Amanecemos con un nudo en el estómago. Con la incertidumbre de lo que puede suceder durante el día en Cataluña y la sospecha de lo que puede pasar a partir de mañana si la locura independentista sigue adelante. Es un día difícil para el país y se va a poner a prueba su fortaleza, la altura de miras de su clase dirigente y la paciencia de sus fuerzas y cuerpos de seguridad. El desafío de esas urnas de todo a cien que quieren poner Puigdemont y los suyos tiene a España con los nervios a flor de piel y cunde en el ambiente cierta sensación de hartazgo del resto de los españoles al respecto de los catalanes. No hay tertulia en la que el referéndum no sea protagonista y, salvo a los conversos de última hora, en la mayoría de las mismas reposa el convencimiento de que los secesionistas no van a ninguna parte.

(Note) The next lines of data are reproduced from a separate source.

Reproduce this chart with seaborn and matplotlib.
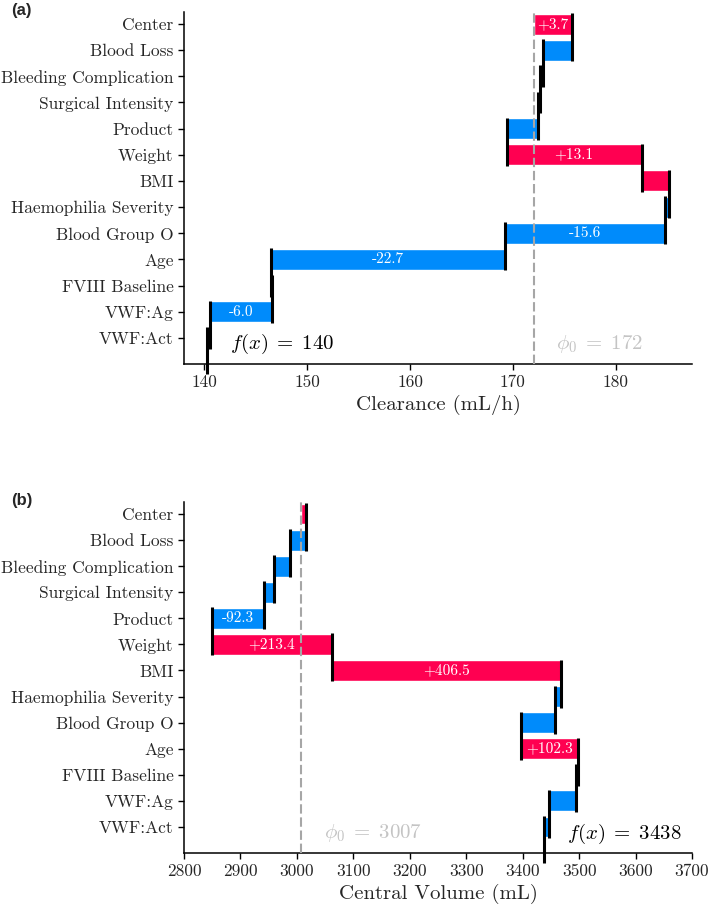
import numpy as np
import seaborn as sns
import matplotlib.pyplot as plt

# Feature contributions (top to bottom)
features = ["Center", "Blood Loss", "Bleeding Complication", "Surgical Intensity",
            "Product", "Weight", "BMI", "Haemophilia Severity", "Blood Group O",
            "Age", "FVIII Baseline", "VWF:Ag", "VWF:Act"]

cl_base = 172.0
cl_shap = [3.7, -2.8, -0.3, -0.2, -3.0, 13.1, 2.7, -0.4, -15.6, -22.7, 0.1, -6.0, -0.3]
cl_ticks = [140, 150, 160, 170, 180]

vc_base = 3007.3
vc_shap = [8.3, -27.2, -29.5, -17.7, -92.3, 213.4, 406.5, -11.5, -60.8, 102.3, -4.3, -47.8, -8.9]
vc_ticks = [2800, 2900, 3000, 3100, 3200, 3300, 3400, 3500, 3600, 3700]

RED = "#FF0051"
BLUE = "#008BFB"

sns.set_style("ticks")
plt.rcParams["font.family"] = ["cmr10", "DejaVu Serif"]
plt.rcParams["mathtext.fontset"] = "cm"
plt.rcParams["axes.formatter.use_mathtext"] = True
plt.rcParams["axes.unicode_minus"] = False


def waterfall(ax, base, shap, xlim, xticks, xlabel):
    shap = np.array(shap)
    ends = base + np.cumsum(shap)
    starts = ends - shap
    rows = np.arange(len(shap))
    colors = [RED if v > 0 else BLUE for v in shap]
    span = xlim[1] - xlim[0]

    ax.barh(rows, shap, left=starts, height=0.8, color=colors, zorder=2)
    ax.axvline(base, color="#a6a6a6", lw=1.5, ls=(0, (4.5, 1.8)), zorder=3)

    # connector lines at each running total
    for i, x in enumerate(ends):
        y1 = i + 1.42 if i < len(shap) - 1 else 13.4
        ax.plot([x, x], [i - 0.42, y1], color="black", lw=2.2,
                solid_capstyle="butt", zorder=4, clip_on=False)

    for i, v in enumerate(shap):
        if abs(v) > 0.07 * span:
            ax.text(starts[i] + v / 2, i, f"{v:+.1f}", color="white",
                    ha="center", va="center", fontsize=11, zorder=5)

    fx = ends[-1]
    ax.text(fx + 0.045 * span, 12.25, rf"$f(x)\;=\;{fx:.0f}$", fontsize=15,
            ha="left", va="center", color="black")
    ax.text(base + 0.045 * span, 12.25, rf"$\phi_0\;=\;{base:.0f}$", fontsize=15,
            ha="left", va="center", color="#c4c4c4")

    ax.set_xlim(*xlim)
    ax.set_ylim(13, -0.46)
    ax.set_yticks(rows)
    ax.set_yticklabels(features, fontsize=12.5)
    ax.set_xticks(xticks)
    ax.set_xticklabels([str(t) for t in xticks], fontsize=12.5)
    ax.set_xlabel(xlabel, fontsize=15)
    ax.tick_params(length=4, width=1, color="black")
    for s in ax.spines.values():
        s.set_linewidth(1.1)
        s.set_color("black")
    sns.despine(ax=ax)


fig = plt.figure(figsize=(7.09, 9.10), dpi=100)
ax1 = fig.add_axes([0.2595, 0.600, 0.7165, 0.3868])
ax2 = fig.add_axes([0.2595, 0.0626, 0.7165, 0.3857])

waterfall(ax1, cl_base, cl_shap, (138.03, 187.4), cl_ticks, "Clearance (mL/h)")
waterfall(ax2, vc_base, vc_shap, (2800, 3700), vc_ticks, "Central Volume (mL)")

fig.text(0.0155, 0.989, "(a)", family="Liberation Sans", weight="bold",
         fontsize=12, ha="left", va="center")
fig.text(0.0155, 0.4505, "(b)", family="Liberation Sans", weight="bold",
         fontsize=12, ha="left", va="center")

fig.savefig("out.png", dpi=100)
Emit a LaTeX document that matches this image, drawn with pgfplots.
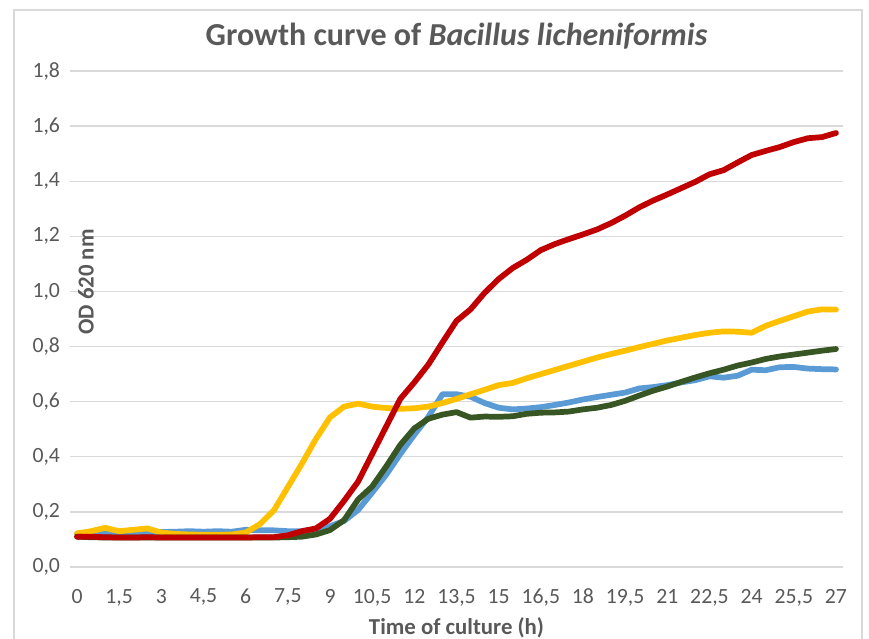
\documentclass[border=0pt]{standalone}
\usepackage{pgfplots}
\pgfplotsset{compat=1.18}
\usepackage{pgfplotstable}
\usepackage{fontspec}
\setmainfont{Carlito}
\definecolor{txt}{HTML}{595959}
\definecolor{gridc}{HTML}{D9D9D9}
\definecolor{sblue}{HTML}{5B9BD5}
\definecolor{syellow}{HTML}{FFC000}
\definecolor{sgreen}{HTML}{375623}
\definecolor{sred}{HTML}{C00000}

\pgfplotstableread{
t    b      y      g      r
0    0.120  0.122  0.110  0.110
0.5  0.125  0.130  0.108  0.110
1    0.125  0.142  0.107  0.108
1.5  0.125  0.130  0.107  0.107
2    0.125  0.135  0.107  0.107
2.5  0.127  0.140  0.107  0.108
3    0.127  0.125  0.107  0.107
3.5  0.128  0.120  0.107  0.107
4    0.130  0.118  0.107  0.107
4.5  0.128  0.117  0.107  0.107
5    0.130  0.117  0.107  0.107
5.5  0.128  0.118  0.107  0.107
6    0.135  0.125  0.107  0.107
6.5  0.133  0.155  0.107  0.108
7    0.133  0.205  0.107  0.108
7.5  0.130  0.290  0.108  0.115
8    0.130  0.375  0.110  0.130
8.5  0.138  0.465  0.118  0.140
9    0.148  0.543  0.134  0.175
9.5  0.167  0.582  0.170  0.240
10   0.207  0.593  0.245  0.310
10.5 0.270  0.582  0.292  0.410
11   0.335  0.577  0.365  0.510
11.5 0.410  0.574  0.443  0.610
12   0.480  0.576  0.503  0.670
12.5 0.545  0.582  0.538  0.735
13   0.627  0.595  0.553  0.815
13.5 0.627  0.610  0.562  0.893
14   0.618  0.627  0.542  0.935
14.5 0.595  0.643  0.546  0.995
15   0.578  0.660  0.545  1.045
15.5 0.572  0.668  0.547  1.085
16   0.575  0.685  0.556  1.115
16.5 0.580  0.700  0.560  1.150
17   0.588  0.715  0.561  1.172
17.5 0.597  0.730  0.564  1.190
18   0.608  0.745  0.572  1.207
18.5 0.617  0.760  0.578  1.225
19   0.625  0.773  0.588  1.248
19.5 0.633  0.785  0.603  1.275
20   0.648  0.798  0.622  1.305
20.5 0.653  0.810  0.640  1.330
21   0.660  0.822  0.655  1.352
21.5 0.670  0.832  0.672  1.375
22   0.678  0.842  0.688  1.398
22.5 0.692  0.850  0.703  1.425
23   0.687  0.855  0.716  1.440
23.5 0.694  0.854  0.731  1.468
24   0.716  0.850  0.742  1.495
24.5 0.714  0.875  0.755  1.510
25   0.725  0.893  0.764  1.524
25.5 0.726  0.910  0.771  1.542
26   0.720  0.927  0.778  1.556
26.5 0.718  0.935  0.785  1.560
27   0.717  0.934  0.791  1.575
}\datatable

\begin{document}
\begin{tikzpicture}
\useasboundingbox (-52.5pt,-54pt) rectangle (599.25pt,425.25pt);
\draw[gridc, line width=0.8pt] (-42pt,-54pt) -- (-42pt,417.75pt) -- (594pt,417.75pt) -- (594pt,-54pt);
\begin{axis}[
  scale only axis,
  width=579.75pt, height=372pt,
  at={(0pt,0pt)}, anchor=south west,
  xmin=-0.25, xmax=27.25,
  ymin=0, ymax=1.8,
  xtick={0,1.5,...,27},
  ytick={0,0.2,...,1.8},
  axis line style={draw=none},
  major tick length=0pt,
  xmajorgrids=false,
  ymajorgrids=true,
  major grid style={draw=gridc, line width=1pt},
  tick label style={font=\fontsize{16.3}{19}\selectfont, text=txt},
  /pgf/number format/assume math mode=true,
  xticklabel style={/pgf/number format/.cd, use comma, fixed, precision=1, /tikz/.cd, yshift=-13pt},
  yticklabel style={/pgf/number format/.cd, use comma, fixed, fixed zerofill, precision=1, /tikz/.cd, xshift=-4pt},
  every axis plot/.append style={line width=4.3pt, line join=round, line cap=round, mark=none},
  clip=false,
]
\addplot[sblue]   table[x=t, y=b] {\datatable};
\addplot[syellow] table[x=t, y=y] {\datatable};
\addplot[sgreen]  table[x=t, y=g] {\datatable};
\addplot[sred]    table[x=t, y=r] {\datatable};
\end{axis}
\node[text=txt, font=\fontsize{24}{28}\selectfont\bfseries] at (289.9pt,398.25pt) {Growth curve of \textit{Bacillus licheniformis}};
\node[text=txt, font=\fontsize{17.1}{20}\selectfont\bfseries] at (289.9pt,-45.75pt) {Time of culture (h)};
\node[text=txt, font=\fontsize{17.1}{20}\selectfont\bfseries, rotate=90] at (12pt,213.75pt) {OD 620 nm};
\end{tikzpicture}
\end{document}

En la búsqueda de las responsabilidades que expliquen cómo hemos llegado a la tragicomedia de hoy se puede mirar a numerosos lugares. Desde luego, el principal recae en la ¿clase? política catalana, pero hay otras. La articulación del discurso victimista que flamea en las esteladas se ha inoculado allí durante lustros en las venas de sus gentes a costa de las carteras de los españolitos. El "España nos roba", el "los andaluces son unos vagos", el "tenemos peores infraestructuras que nadie" ha ido calando con la aquiescencia durante ese tiempo de las grandes fuerzas políticas, que siempre vieron en CiU a la cortesana perfecta para calentar sus camas monclovitas. A cambio del pacto de sillones se transferían miles de millones que servían para articular este discurso falso y del miedo que hoy nos atenaza. Y, de paso, para llenar los bolsillos de los padres de la patria catalana al ritmo del 3%.

Luego vino el funesto tripartito para convertir aquello en un sainete. Eran los tiempos en los que Zapatero prometía avalar en Madrid lo que aprobara Cataluña, "sea lo que sea". Y de ahí salió un Estatut trampa que acabó en los tribunales. Se le daba carta de naturaleza de esta manera al supuesto agravio que viven los catalanes, como si el resto de paletos y arrastrados españoles existiéramos sólo gracias a su generosa caridad. Más tarde vino Rajoy e hizo del silencio su estrategia. Calló demasiado y se dejó crecer a la bestia.

El Ejecutivo olvidó Cataluña para salir de la crisis y Cataluña se metió en una crisis sin salida. Nadie en Moncloa se planteó explicar a los catalanes la respuesta a las preguntas que se plantean tras la independencia. ¿Quién paga la deuda catalana de 57.000 millones de euros con España? ¿Con qué moneda? ¿De qué vivirá el nuevo Estado cuando se produzca el éxodo empresarial? ¿Qué pintará en Europa? ¿Qué hará con los traidores, los españolistas, los disidentes y los no alineados? ¿Quién los reconocerá como país nuevo? Nadie se lanzó a explicarle esto a los catalanes y por aso así nos vemos.

Una parte de Cataluña desafía hoy al Estado. No está en juego una bandera sino algo mucho más grave. El desafío estelado esconde tras de sí un intento de romper nuestra convivencia, un mensaje racista y un cúmulo de mentiras. Su éxito supondría nuestro fracaso. Y eso es algo que no puede consentirse.